Serves 4 to 6. The recipe was introduced to us by Leah Geller.
1 tablespoon (15 mL) olive oil
1 large onion, chopped
2 cloves garlic, minced
1 cup (250 mL) dry French lentils, soaked 2 hours or overnight, then drained
One 28-ounce (796-mL) can diced tomatoes, with liquid
One 14-ounce (398-mL) can coconut milk
1 cup (250 mL) low-sodium chicken broth, or water
2 large carrots, diced
1 large sweet potato, peeled and cut into bite-size pieces
1/2 cup (125 mL) raisins
1 1/2 teaspoons (7 mL) curry powder
1/2 teaspoon (2 mL) ground cumin
1 teaspoon (5 mL) ground ginger (or 1 teaspoon/5 mL) grated fresh gingerroot, peeled)

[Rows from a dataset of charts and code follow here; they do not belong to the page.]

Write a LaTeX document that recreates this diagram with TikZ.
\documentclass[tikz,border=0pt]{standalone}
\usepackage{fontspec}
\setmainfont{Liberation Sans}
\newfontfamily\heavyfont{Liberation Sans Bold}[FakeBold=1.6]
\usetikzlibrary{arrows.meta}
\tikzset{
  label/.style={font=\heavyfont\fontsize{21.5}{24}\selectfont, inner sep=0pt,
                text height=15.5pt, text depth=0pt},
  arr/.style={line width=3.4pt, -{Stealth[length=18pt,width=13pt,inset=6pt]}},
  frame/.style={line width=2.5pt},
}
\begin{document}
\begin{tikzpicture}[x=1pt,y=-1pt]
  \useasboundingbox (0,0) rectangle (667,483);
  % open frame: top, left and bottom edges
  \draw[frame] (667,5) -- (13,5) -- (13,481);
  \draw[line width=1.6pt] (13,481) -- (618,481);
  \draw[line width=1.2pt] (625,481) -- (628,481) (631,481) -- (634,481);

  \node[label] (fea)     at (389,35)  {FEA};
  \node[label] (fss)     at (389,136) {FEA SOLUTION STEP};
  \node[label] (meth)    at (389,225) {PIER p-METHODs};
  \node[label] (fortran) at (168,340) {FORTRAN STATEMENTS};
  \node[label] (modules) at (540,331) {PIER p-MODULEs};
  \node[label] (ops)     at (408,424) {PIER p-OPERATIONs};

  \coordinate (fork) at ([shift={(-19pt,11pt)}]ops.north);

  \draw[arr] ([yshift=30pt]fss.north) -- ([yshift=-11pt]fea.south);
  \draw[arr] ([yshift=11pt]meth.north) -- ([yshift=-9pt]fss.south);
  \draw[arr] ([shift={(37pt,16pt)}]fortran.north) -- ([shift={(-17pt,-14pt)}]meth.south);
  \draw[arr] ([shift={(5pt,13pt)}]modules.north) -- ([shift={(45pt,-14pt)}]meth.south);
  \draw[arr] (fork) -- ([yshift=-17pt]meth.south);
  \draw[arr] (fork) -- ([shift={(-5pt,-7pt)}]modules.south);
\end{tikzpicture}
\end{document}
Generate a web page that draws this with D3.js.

1/4 teaspoon (1 mL) turmeric
1 1/2 teaspoons (7 mL) salt, or less to taste
2 cups (500 mL) fresh spinach leaves, chopped
To garnish (any or all):
Chopped fresh basil leaves, cilantro or parsley
Plain yogurt
Diced avocado
Green onion, chopped
- Goat cheese, crumbled
1. In a frypan, heat olive oil and sauté onion and garlic. Transfer all ingredients (except spinach and garnishes) to slow cooker and cook on Low setting 7 to 8 hours, or until lentils and sweet potatoes are tender.
2. Before serving, fold in spinach. Garnish with your choice of any or all of the garnishes.